I’m fond of the way Ono writes; it’s mischievous and fun. But her observations on “I Love All of Me” (another Starpeace re-record), while undeniably full of warmth and heart, were not particularly illuminating and haven’t become so in the intervening years. “Hell in Paradise” (yes, Starpeace again) was notable chiefly for its accompanying video, in which Ono danced with a troupe of men ranging in height from about three feet to seven. Here, it takes on a less poppy and more menacing shape, perhaps fitting given its dark lyrics about political narcolepsy, consumerism, and apathy.
On the plus side, there are performances on Warzone quite arresting in their stark, harrowing power. “Where Do We Go From Here”, a simple, two-chord ballad, is a nightmarish, gothic nursery rhyme, while ‘It’s Gonna Rain’, another refashioned Starpeace song, is full of Ono aphorisms. “You say life is a bowl of cherries / While trying to hide your bowl of pits.” The fact that ‘pits’ now sounds like ‘piss’ only adds to the song’s impact.
“Teddy Bear”, underpinned by co-producer Thomas Bartlett’s piano, revives the melody of “Coffin Car” from Feeling the Space. “I Love You Earth” is a final Starpeace reworking before the album concludes with “Imagine”, a song that featured prominently in the tour Ono undertook at the time of Starpeace. Here, her voice is prominent in the mix, with the accompaniment (an organ-like keyboard gradually yielding to a piano, playing a simplified version of the original Lennon piano part) placed in the back.
No album of Ono re-records would probably be complete without “Why”, the wailing, one-word proto-punk-rocker that introduced her as a solo artist on 1970’s Plastic Ono Band. It’s been shortened, but it’s no easier a listen than in its earlier incarnation, and one presumes it was never meant to be.
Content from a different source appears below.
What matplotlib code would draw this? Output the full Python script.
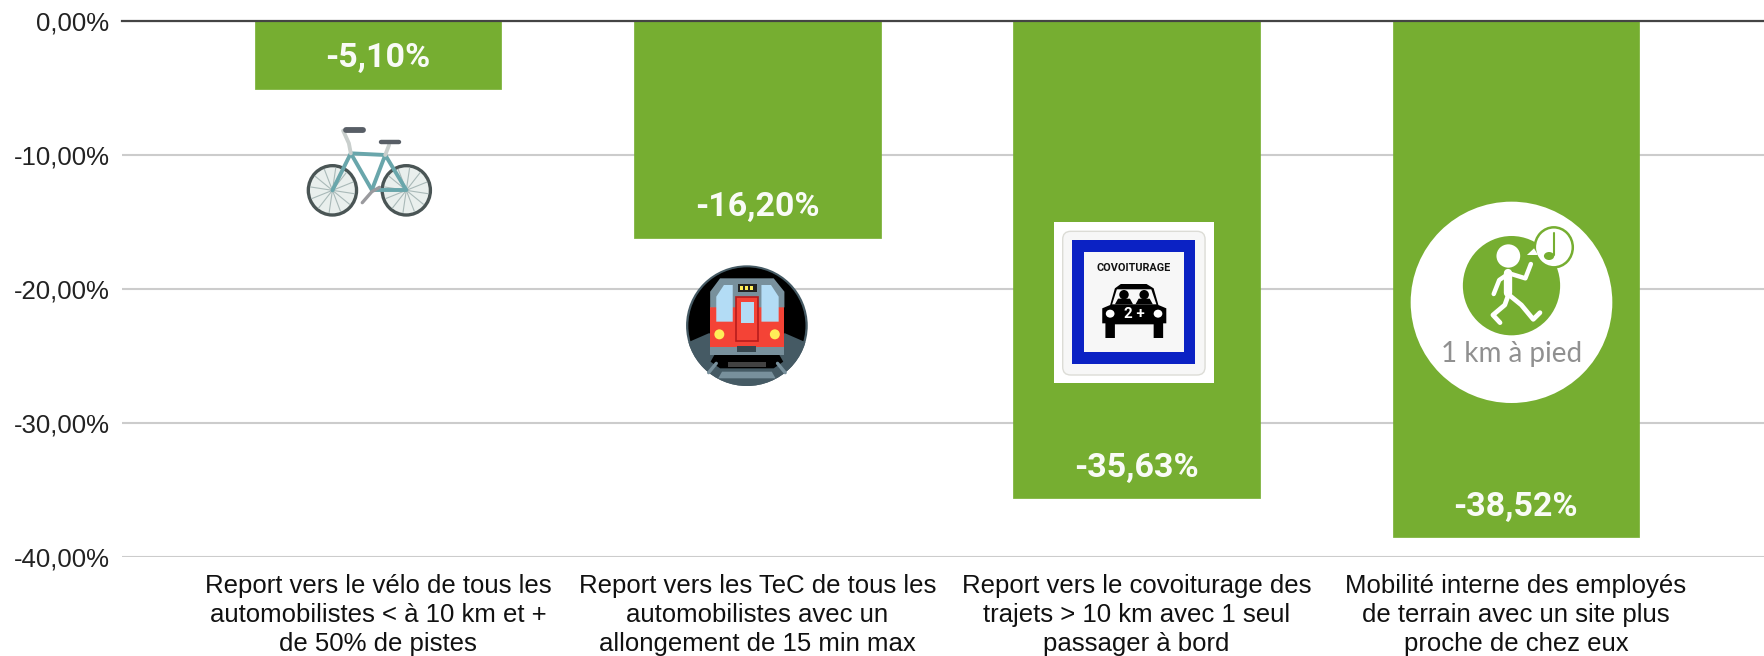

While Warzone isn’t as exciting as an all-new Ono album might be, the questions it asks need to be asked. Ono’s primary subject matters remain feminism, war, peace, kindness (“Live and let live,” she chants, during the spoken-word section of “I Love All of Me”, “can’t we just burn the crosses instead of people? I happen to think that’s healthy and not blasphemy”), causes she hasn’t shied from in her ninth decade. These are songs with some of her most simple, basic, elementary and repetitive musical structures and perhaps that makes them good vehicles for the message they convey. And her impish humour means that, unlike other multi-millionaires given to issuing instructions and political messages from on high, Ono doesn’t come across as insufferable, grand or out of touch.